The appointment of the rapporteur was the result of concerted warnings by various human rights organisations against Iran’s current record of human rights. In recent years, rights groups have expressed concerns over the arbitrary arrests of political activists, the sharp rise in the country’s rate of execution and claims of torture and rape inside Iran’s prisons. According to the organisations that have been monitoring Iran, in the first six months of this year an average of almost two people a day were executed. Dozens of journalists, several lawyers, political activists, members of different ethnic minorities and many political figures remain in jail with poor legal representation and little access to the outside world (see e.g. my blog from yesterday on the position of Norway).
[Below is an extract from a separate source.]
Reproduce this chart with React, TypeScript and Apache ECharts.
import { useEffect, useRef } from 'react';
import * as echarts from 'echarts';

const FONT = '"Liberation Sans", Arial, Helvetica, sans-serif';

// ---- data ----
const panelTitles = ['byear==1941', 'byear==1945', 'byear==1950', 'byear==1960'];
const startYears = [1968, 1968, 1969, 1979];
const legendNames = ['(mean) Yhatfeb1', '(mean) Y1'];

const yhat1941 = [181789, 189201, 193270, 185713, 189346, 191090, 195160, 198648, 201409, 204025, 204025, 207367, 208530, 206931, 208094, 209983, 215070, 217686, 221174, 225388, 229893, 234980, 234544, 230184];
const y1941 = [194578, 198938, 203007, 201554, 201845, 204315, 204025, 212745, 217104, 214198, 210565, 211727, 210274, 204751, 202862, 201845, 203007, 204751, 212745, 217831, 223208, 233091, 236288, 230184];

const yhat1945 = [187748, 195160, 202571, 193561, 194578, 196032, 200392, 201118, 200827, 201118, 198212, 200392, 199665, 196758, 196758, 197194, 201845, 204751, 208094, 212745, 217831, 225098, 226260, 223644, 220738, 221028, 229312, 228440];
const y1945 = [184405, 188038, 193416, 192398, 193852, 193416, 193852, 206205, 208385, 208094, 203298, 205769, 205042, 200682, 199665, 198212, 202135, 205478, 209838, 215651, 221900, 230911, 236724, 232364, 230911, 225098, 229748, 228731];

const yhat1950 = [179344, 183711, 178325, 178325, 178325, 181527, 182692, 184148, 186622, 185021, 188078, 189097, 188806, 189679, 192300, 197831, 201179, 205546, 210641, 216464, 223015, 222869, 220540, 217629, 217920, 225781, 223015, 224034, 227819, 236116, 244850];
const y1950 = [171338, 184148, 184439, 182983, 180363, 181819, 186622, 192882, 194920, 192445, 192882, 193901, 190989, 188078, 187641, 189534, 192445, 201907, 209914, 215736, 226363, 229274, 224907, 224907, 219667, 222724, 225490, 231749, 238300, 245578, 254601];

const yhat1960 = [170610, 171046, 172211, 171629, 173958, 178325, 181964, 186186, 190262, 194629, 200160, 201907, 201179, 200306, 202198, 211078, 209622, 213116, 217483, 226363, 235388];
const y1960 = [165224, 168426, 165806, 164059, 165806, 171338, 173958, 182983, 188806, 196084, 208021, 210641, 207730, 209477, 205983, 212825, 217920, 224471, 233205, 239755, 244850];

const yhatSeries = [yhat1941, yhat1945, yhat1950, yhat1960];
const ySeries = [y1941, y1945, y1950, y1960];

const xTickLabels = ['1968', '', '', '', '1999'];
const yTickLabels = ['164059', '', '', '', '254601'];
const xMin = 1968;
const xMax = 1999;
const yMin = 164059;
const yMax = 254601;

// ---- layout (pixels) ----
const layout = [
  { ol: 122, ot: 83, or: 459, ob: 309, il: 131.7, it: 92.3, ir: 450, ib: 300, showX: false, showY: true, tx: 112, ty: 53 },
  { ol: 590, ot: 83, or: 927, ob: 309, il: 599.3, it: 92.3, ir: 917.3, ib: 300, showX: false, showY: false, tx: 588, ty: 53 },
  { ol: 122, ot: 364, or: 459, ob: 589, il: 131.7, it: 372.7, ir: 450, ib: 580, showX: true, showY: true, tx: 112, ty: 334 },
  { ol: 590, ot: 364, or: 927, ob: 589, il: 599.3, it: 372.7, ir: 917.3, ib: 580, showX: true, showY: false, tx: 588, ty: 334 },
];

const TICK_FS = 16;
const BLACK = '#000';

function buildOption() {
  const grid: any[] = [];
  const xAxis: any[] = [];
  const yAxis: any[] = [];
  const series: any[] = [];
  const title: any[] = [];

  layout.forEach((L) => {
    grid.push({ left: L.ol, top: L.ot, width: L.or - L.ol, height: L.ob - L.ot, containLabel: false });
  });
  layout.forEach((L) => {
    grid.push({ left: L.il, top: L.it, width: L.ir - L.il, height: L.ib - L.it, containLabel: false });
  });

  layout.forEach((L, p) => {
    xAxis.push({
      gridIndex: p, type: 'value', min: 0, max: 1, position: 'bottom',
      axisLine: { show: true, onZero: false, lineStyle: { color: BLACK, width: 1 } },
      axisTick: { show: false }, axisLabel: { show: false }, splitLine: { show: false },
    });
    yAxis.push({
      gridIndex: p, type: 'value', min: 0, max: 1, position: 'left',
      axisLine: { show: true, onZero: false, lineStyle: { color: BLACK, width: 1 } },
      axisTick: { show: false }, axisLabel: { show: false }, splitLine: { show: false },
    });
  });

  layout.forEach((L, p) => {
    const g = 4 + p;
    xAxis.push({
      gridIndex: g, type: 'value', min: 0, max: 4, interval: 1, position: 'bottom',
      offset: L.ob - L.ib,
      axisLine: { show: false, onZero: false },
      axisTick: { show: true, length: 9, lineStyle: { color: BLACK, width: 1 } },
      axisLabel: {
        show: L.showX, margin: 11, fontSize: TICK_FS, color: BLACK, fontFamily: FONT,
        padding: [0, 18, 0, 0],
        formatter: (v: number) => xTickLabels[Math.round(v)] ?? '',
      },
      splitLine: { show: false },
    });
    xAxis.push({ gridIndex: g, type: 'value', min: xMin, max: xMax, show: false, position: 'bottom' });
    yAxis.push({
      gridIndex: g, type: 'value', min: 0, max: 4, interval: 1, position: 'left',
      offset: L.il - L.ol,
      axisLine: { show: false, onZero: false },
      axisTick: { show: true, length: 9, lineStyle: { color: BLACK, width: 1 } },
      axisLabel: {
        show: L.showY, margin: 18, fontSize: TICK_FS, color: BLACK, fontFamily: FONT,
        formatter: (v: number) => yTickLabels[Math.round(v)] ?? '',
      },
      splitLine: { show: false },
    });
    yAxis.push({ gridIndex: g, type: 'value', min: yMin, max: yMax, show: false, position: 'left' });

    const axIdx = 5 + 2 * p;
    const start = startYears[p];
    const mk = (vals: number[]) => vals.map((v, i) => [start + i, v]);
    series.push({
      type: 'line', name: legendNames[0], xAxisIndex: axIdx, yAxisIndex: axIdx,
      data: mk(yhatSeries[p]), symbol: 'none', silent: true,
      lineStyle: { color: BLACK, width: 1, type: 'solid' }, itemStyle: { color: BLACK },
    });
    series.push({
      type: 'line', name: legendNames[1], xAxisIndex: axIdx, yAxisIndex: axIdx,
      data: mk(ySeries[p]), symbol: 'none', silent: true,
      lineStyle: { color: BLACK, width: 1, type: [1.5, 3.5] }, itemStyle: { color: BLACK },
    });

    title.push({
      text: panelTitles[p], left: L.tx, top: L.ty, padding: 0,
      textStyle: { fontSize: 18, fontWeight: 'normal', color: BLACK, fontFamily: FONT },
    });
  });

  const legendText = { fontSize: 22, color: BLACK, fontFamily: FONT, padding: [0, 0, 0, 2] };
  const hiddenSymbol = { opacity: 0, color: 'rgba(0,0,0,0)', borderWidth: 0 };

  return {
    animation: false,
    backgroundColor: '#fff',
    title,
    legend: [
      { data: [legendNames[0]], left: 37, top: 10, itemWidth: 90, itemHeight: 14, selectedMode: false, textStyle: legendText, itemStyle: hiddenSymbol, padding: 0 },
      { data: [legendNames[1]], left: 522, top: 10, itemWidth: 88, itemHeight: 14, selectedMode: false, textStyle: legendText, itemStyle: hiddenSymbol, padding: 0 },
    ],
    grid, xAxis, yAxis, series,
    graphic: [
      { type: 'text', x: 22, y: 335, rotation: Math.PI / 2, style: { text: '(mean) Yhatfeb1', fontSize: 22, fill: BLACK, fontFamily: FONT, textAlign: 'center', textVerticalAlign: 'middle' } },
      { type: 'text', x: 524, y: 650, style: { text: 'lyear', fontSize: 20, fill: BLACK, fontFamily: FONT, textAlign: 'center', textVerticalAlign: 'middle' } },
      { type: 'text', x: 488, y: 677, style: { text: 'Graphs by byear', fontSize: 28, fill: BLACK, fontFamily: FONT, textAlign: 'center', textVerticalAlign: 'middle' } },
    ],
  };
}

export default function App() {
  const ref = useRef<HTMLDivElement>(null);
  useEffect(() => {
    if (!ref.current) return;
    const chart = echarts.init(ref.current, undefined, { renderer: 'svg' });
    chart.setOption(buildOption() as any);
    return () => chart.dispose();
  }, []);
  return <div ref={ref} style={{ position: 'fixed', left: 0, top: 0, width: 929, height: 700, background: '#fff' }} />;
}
In his remarks about Shaheed, Larijani objected that the countries behind the appointment of the special rapporteur had remained silent over the human rights issues surrounding “Guantánamo Bay, Abu Ghraib, and Israeli jails”. “Iran has no problem with the individual who has been appointed as the special rapporteur, but the appointment of a rapporteur on the human rights situation in Iran is unacceptable and Iran will not accept the decision,” he added.
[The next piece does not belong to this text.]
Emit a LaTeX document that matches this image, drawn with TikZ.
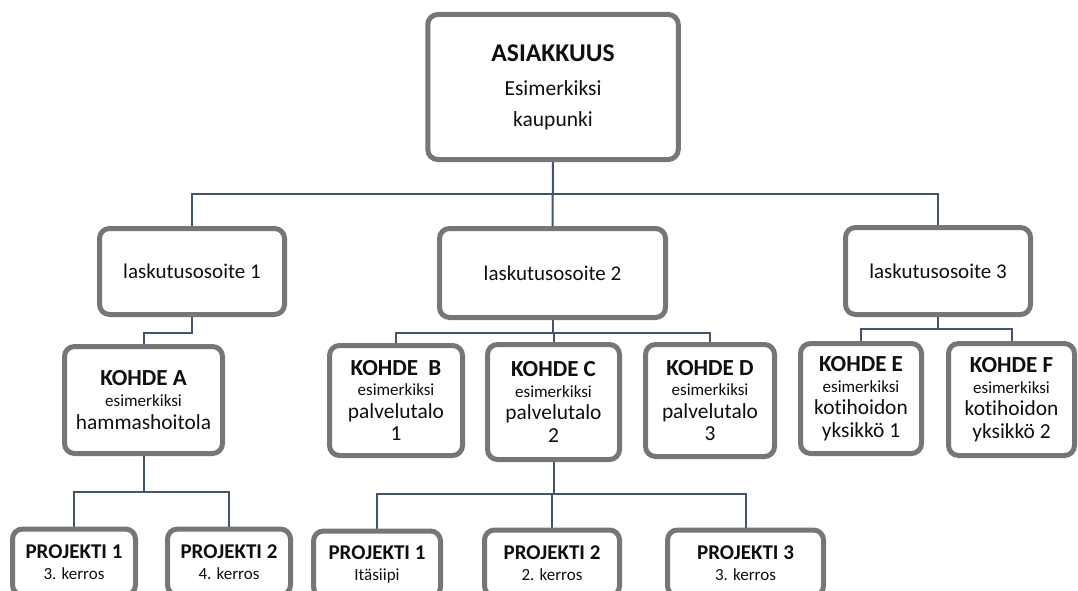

The big question remains whether the systematic non-cooperation by Iran and similar regimes pays in the end or not. It would be of little use to make new norms or procedures if the most basic existing ones can be flaunted.
For more details see http://www.guardian.co.uk/world/2011/jul/18/iran-refuses-un-human-rights
August 18, 2011 at 12:39
In the end, though, WILL these “basic existing norms and procedures” continue to be flaunted for long, or will they be accepted in the close future?